### Material to process
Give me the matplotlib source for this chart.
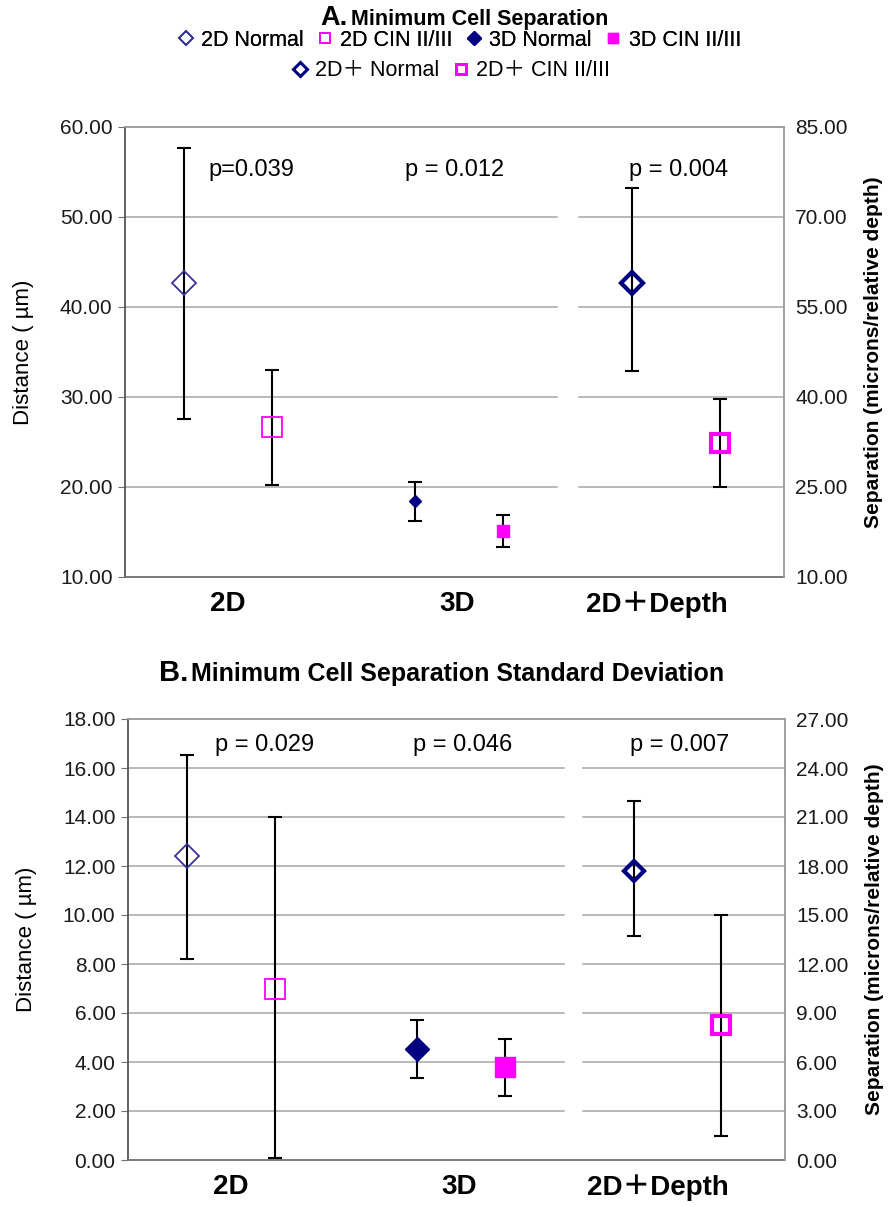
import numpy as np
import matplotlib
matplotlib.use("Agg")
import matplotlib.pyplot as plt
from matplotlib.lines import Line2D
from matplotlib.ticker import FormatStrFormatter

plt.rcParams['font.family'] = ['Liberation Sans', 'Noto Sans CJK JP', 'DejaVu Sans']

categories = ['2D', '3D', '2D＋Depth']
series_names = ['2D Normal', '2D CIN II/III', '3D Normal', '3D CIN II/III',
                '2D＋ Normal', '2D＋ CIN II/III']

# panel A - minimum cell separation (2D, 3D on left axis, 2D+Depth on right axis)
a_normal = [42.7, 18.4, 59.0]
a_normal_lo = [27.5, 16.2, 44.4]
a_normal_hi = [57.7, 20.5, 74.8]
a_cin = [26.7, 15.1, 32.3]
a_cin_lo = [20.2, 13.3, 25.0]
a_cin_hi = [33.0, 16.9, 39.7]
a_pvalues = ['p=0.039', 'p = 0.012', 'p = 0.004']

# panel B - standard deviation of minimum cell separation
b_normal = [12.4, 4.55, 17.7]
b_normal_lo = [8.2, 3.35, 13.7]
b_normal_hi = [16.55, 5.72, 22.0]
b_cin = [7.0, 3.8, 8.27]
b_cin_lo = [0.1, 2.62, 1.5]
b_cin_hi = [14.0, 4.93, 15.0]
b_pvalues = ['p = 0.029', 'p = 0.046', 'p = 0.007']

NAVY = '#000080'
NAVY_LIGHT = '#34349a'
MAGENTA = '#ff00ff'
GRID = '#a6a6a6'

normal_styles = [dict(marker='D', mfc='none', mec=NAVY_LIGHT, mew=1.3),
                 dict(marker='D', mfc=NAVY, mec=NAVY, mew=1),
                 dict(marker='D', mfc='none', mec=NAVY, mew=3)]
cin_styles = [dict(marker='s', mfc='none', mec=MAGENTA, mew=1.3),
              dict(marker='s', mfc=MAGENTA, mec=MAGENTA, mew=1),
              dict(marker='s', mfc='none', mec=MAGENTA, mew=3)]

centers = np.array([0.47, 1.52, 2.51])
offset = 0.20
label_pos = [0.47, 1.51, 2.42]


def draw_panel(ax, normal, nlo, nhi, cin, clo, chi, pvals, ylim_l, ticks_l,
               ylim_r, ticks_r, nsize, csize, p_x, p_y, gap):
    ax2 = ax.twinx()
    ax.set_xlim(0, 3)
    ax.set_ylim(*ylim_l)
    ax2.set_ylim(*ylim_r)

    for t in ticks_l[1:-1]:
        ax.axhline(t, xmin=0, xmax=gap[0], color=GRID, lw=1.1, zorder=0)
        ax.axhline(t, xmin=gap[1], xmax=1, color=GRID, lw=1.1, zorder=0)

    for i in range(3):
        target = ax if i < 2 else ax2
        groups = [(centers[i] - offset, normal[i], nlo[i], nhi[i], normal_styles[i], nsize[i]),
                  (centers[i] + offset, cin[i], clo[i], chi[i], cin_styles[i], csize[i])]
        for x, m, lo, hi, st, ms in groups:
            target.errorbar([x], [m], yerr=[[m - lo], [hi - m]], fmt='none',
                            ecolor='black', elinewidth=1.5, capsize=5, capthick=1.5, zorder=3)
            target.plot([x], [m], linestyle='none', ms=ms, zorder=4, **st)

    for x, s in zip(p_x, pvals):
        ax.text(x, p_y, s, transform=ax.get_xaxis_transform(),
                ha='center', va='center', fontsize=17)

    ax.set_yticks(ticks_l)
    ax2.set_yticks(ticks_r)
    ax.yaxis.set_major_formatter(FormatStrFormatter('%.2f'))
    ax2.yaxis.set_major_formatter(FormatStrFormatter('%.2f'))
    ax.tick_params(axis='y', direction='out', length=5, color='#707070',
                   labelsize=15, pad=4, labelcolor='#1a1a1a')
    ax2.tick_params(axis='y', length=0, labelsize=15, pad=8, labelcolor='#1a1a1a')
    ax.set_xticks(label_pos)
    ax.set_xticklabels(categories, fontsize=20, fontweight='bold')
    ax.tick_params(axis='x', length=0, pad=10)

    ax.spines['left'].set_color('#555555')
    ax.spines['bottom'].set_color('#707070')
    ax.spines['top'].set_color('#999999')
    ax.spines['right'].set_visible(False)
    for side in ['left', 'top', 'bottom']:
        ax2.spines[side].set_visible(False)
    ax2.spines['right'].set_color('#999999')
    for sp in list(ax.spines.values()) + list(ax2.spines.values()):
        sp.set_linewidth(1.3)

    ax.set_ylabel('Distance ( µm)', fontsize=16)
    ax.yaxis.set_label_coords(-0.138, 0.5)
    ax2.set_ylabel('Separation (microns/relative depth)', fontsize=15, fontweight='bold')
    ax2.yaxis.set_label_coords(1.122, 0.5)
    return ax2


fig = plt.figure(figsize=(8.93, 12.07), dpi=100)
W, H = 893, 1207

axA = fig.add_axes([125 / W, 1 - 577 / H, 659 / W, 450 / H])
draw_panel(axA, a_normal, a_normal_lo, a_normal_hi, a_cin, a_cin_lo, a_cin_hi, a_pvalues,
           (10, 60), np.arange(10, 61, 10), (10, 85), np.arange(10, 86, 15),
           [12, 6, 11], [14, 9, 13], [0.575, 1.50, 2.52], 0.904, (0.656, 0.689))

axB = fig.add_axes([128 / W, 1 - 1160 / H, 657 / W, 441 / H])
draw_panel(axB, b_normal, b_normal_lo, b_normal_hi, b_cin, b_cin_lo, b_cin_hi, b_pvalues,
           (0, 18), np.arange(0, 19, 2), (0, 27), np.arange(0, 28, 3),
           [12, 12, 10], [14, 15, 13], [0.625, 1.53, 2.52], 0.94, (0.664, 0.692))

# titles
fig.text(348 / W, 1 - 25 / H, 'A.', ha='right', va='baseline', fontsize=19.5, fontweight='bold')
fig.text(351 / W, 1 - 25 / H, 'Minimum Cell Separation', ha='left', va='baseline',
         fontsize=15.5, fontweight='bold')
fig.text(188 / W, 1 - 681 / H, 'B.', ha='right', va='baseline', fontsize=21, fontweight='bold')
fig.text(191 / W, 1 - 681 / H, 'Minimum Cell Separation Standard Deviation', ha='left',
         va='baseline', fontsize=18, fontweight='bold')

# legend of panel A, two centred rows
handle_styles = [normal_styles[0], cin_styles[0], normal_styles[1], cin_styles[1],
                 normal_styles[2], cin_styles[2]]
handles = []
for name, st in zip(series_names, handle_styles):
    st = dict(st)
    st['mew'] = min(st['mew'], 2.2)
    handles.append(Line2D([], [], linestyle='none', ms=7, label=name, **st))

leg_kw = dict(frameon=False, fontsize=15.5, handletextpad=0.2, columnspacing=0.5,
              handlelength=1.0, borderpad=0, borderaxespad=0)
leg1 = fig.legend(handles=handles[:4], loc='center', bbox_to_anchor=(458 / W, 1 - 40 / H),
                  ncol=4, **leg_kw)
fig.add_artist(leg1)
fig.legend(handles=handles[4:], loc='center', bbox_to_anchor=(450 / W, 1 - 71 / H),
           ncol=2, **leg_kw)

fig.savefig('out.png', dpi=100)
---
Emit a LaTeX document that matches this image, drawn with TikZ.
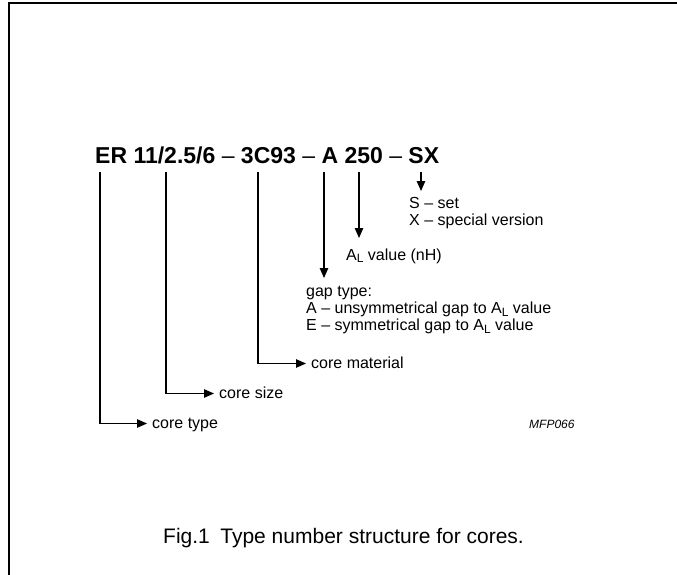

### Problem details
Would you restate, exactly and with no pictures, the lines of the entries above from the one containing "Give me the matplotlib source for this chart." through the one containing "GRID = '#a6a6a6'"?

### Exercise solution
Give me the matplotlib source for this chart.
import numpy as np
import matplotlib
matplotlib.use("Agg")
import matplotlib.pyplot as plt
from matplotlib.lines import Line2D
from matplotlib.ticker import FormatStrFormatter

plt.rcParams['font.family'] = ['Liberation Sans', 'Noto Sans CJK JP', 'DejaVu Sans']

categories = ['2D', '3D', '2D＋Depth']
series_names = ['2D Normal', '2D CIN II/III', '3D Normal', '3D CIN II/III',
                '2D＋ Normal', '2D＋ CIN II/III']

# panel A - minimum cell separation (2D, 3D on left axis, 2D+Depth on right axis)
a_normal = [42.7, 18.4, 59.0]
a_normal_lo = [27.5, 16.2, 44.4]
a_normal_hi = [57.7, 20.5, 74.8]
a_cin = [26.7, 15.1, 32.3]
a_cin_lo = [20.2, 13.3, 25.0]
a_cin_hi = [33.0, 16.9, 39.7]
a_pvalues = ['p=0.039', 'p = 0.012', 'p = 0.004']

# panel B - standard deviation of minimum cell separation
b_normal = [12.4, 4.55, 17.7]
b_normal_lo = [8.2, 3.35, 13.7]
b_normal_hi = [16.55, 5.72, 22.0]
b_cin = [7.0, 3.8, 8.27]
b_cin_lo = [0.1, 2.62, 1.5]
b_cin_hi = [14.0, 4.93, 15.0]
b_pvalues = ['p = 0.029', 'p = 0.046', 'p = 0.007']

NAVY = '#000080'
NAVY_LIGHT = '#34349a'
MAGENTA = '#ff00ff'
GRID = '#a6a6a6'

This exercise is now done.